How long before it pays for itself?
For most Australian households, the payback period on a properly sized rooftop system sits between four and eight years. The range reflects the variation in household electricity use, retail rates, system costs, and the extent of daytime consumption achievable. After payback, the electricity those panels generate is effectively free for the system’s remaining life.
Do I need a battery?
Not necessarily, and not as a first priority. For many households, the strongest return comes from maximising solar self-consumption without a battery through load-shifting, timers, and behavioural changes before adding storage.
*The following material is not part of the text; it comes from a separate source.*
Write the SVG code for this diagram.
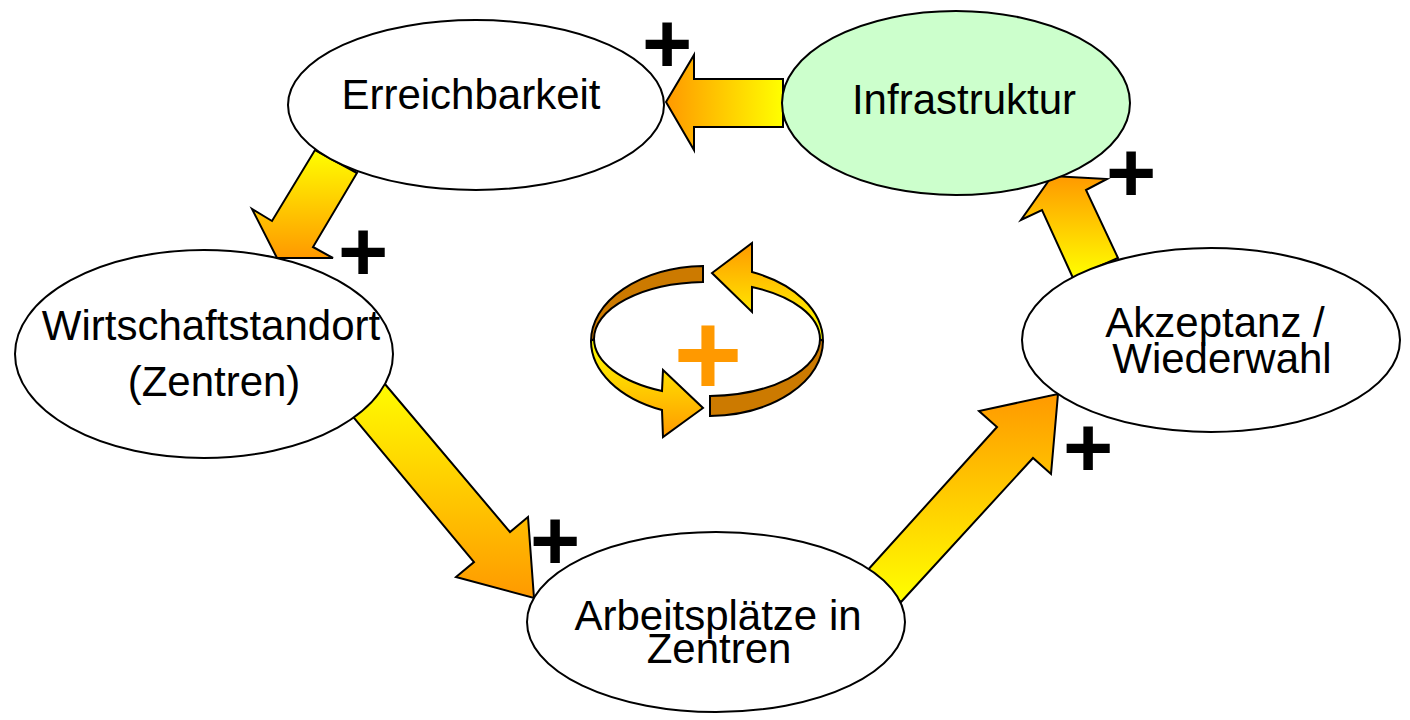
<svg xmlns="http://www.w3.org/2000/svg" width="1410" height="720" viewBox="0 0 1410 720">
<defs>
<linearGradient id="gH" x1="0" y1="0" x2="1" y2="0"><stop offset="0" stop-color="#FF9900"/><stop offset="1" stop-color="#FFFF00"/></linearGradient>
<linearGradient id="gDown" x1="0" y1="0" x2="0" y2="1"><stop offset="0" stop-color="#FFFF00"/><stop offset="1" stop-color="#FF9900"/></linearGradient>
<linearGradient id="gUp" x1="0" y1="0" x2="0" y2="1"><stop offset="0" stop-color="#FF9900"/><stop offset="1" stop-color="#FFFF00"/></linearGradient>
<linearGradient id="gRingTR" gradientUnits="userSpaceOnUse" x1="0" y1="243" x2="0" y2="335"><stop offset="0" stop-color="#FF9900"/><stop offset="1" stop-color="#FFFF00"/></linearGradient>
<linearGradient id="gRingBL" gradientUnits="userSpaceOnUse" x1="0" y1="340" x2="0" y2="437"><stop offset="0" stop-color="#FFFF00"/><stop offset="1" stop-color="#FF9900"/></linearGradient>
</defs>
<style>
.node{fill:#FFFFFF;stroke:#000;stroke-width:2}
.green{fill:#CCFFCC}
.lbl{font-family:"Liberation Sans",Arial,sans-serif;font-size:42px;fill:#000;text-anchor:middle}
.arr{stroke:#000;stroke-width:2;stroke-linejoin:miter}
.ring{stroke:#000;stroke-width:2;stroke-linejoin:miter}
.dark{fill:#CC7A00}
.plus{font-family:"Liberation Sans",Arial,sans-serif;font-weight:bold;font-size:86px;fill:#000;text-anchor:middle}
.plusO{font-family:"Liberation Sans",Arial,sans-serif;font-weight:bold;font-size:118px;fill:#FF9900;text-anchor:middle}
</style>
<rect width="1410" height="720" fill="#FFFFFF"/>
<g id="connectors">
<path class="arr" fill="url(#gH)" d="M783,79 L694,79 L694,55 L666,102 L694,150 L694,127 L783,127 Z"/>
<path class="arr" fill="url(#gDown)" d="M315,150 L357,173 L313,247 L333,258 L277,258 L252,209 L272,221 Z"/>
<path class="arr" fill="url(#gDown)" d="M344,406 L379,377 L510,532 L528,517 L534,598 L456,577 L474,562 Z"/>
<path class="arr" fill="url(#gUp)" d="M866,572 L997,427 L979,411 L1058,394 L1051,474 L1033,458 L901,602 Z"/>
<path class="arr" fill="url(#gUp)" d="M1073,278 L1042,210 L1021,220 L1052,176 L1107,179 L1086,190 L1118,258 Z"/>
</g>
<g id="node-erreichbarkeit">
<ellipse class="node" cx="476" cy="105" rx="188" ry="85"/>
<text class="lbl" x="471" y="109">Erreichbarkeit</text>
</g>
<g id="node-infrastruktur">
<ellipse class="node green" cx="956" cy="103" rx="174" ry="92"/>
<text class="lbl" x="964" y="114">Infrastruktur</text>
</g>
<g id="node-wirtschaftstandort">
<ellipse class="node" cx="204" cy="354" rx="189" ry="104"/>
<text class="lbl" x="211" y="340">Wirtschaftstandort</text>
<text class="lbl" x="214" y="396">(Zentren)</text>
</g>
<g id="node-akzeptanz">
<ellipse class="node" cx="1211" cy="340" rx="189" ry="92"/>
<text class="lbl" x="1215" y="337">Akzeptanz /</text>
<text class="lbl" x="1222" y="373">Wiederwahl</text>
</g>
<g id="node-arbeitsplaetze">
<ellipse class="node" cx="716" cy="622" rx="189" ry="90"/>
<text class="lbl" x="718" y="630">Arbeitsplätze in</text>
<text class="lbl" x="719" y="663">Zentren</text>
</g>
<g id="plus-signs">
<text class="plus" x="667" y="73">+</text>
<text class="plus" x="363" y="281">+</text>
<text class="plus" x="555" y="570">+</text>
<text class="plus" x="1088" y="477">+</text>
<text class="plus" x="1131" y="202">+</text>
</g>
<g id="cycle-symbol">
<path class="ring dark" d="M703,266 A116,75 0 0 0 591,341 L594,339 A113,57 0 0 1 703,282 Z"/>
<path class="ring dark" d="M710,416 A116,75 0 0 0 823,341 L820,339 A113,57 0 0 1 710,396 Z"/>
<path class="ring" fill="url(#gRingBL)" d="M591,341 A116,75 0 0 0 662,410 L663,437 L703,408 L663,370 L662,391 A113,57 0 0 1 594,339 Z"/>
<path class="ring" fill="url(#gRingTR)" d="M823,341 A116,75 0 0 0 752,272 L752,243 L712,273 L752,312 L752,287 A113,57 0 0 1 820,339 Z"/>
<text class="plusO" x="708" y="395">+</text>
</g>
</svg>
A battery becomes more compelling once those simpler measures are in place, and there is still significant evening grid consumption to address.
Is solar worth it with rising feed-in rates dropping?
Feed-in tariffs have fallen over the years as grid solar penetration has increased, and this trend is likely to continue. This makes self-consumption more important, not less. A well-sized system where the household uses most of what it generates is substantially less dependent on feed-in credit revenue than older systems designed around high export rates. The economics still stack up strongly for most households; they just require a different approach to system design and usage habits.
The Clean Energy Council’s consumer guide to buying household solar covers what to look for in a quote, how to verify installer accreditation, what questions to ask before signing any contract, and how to understand performance projections the most comprehensive independent consumer resource available for Australian households comparing solar options.
How to get started
The process of evaluating solar does not need to be complicated. A few clear steps cover most of what you need to know before making a decision.
- Gather twelve months of electricity bills and note your average quarterly usage in kilowatt-hours. This single piece of information is the starting point for any installer’s modelling.
- Use a postcode-specific solar savings calculator, the government’s Energy Made Easy tool or your state solar program’s calculator to get a rough sense of what a system of different sizes might save at your address.
- Get at least three written quotes from Clean Energy Council-accredited installers. Each quote should specify the panel brand and model, inverter brand and warranty, expected annual generation, assumed self-consumption percentage, retail rate and feed-in tariff used in the savings projection, and the installer’s workmanship warranty.
- Compare the quotes on a like-for-like basis: total cost after all incentives, expected annual savings, implied payback period, and the strength of the warranties on offer.
- Ask each installer to explain their assumptions clearly. If the projected savings rely on a self-consumption rate that seems unrealistic for your household, or a retail rate higher than you currently pay, the payback period they are quoting will not materialise.
Solar is a long-term investment in the home, and the decision deserves the same care you would give any significant financial commitment. The families who get the most out of it are the ones who understand what they are buying, choose their installer carefully, and approach their usage habits with the same attention they give to the installation itself.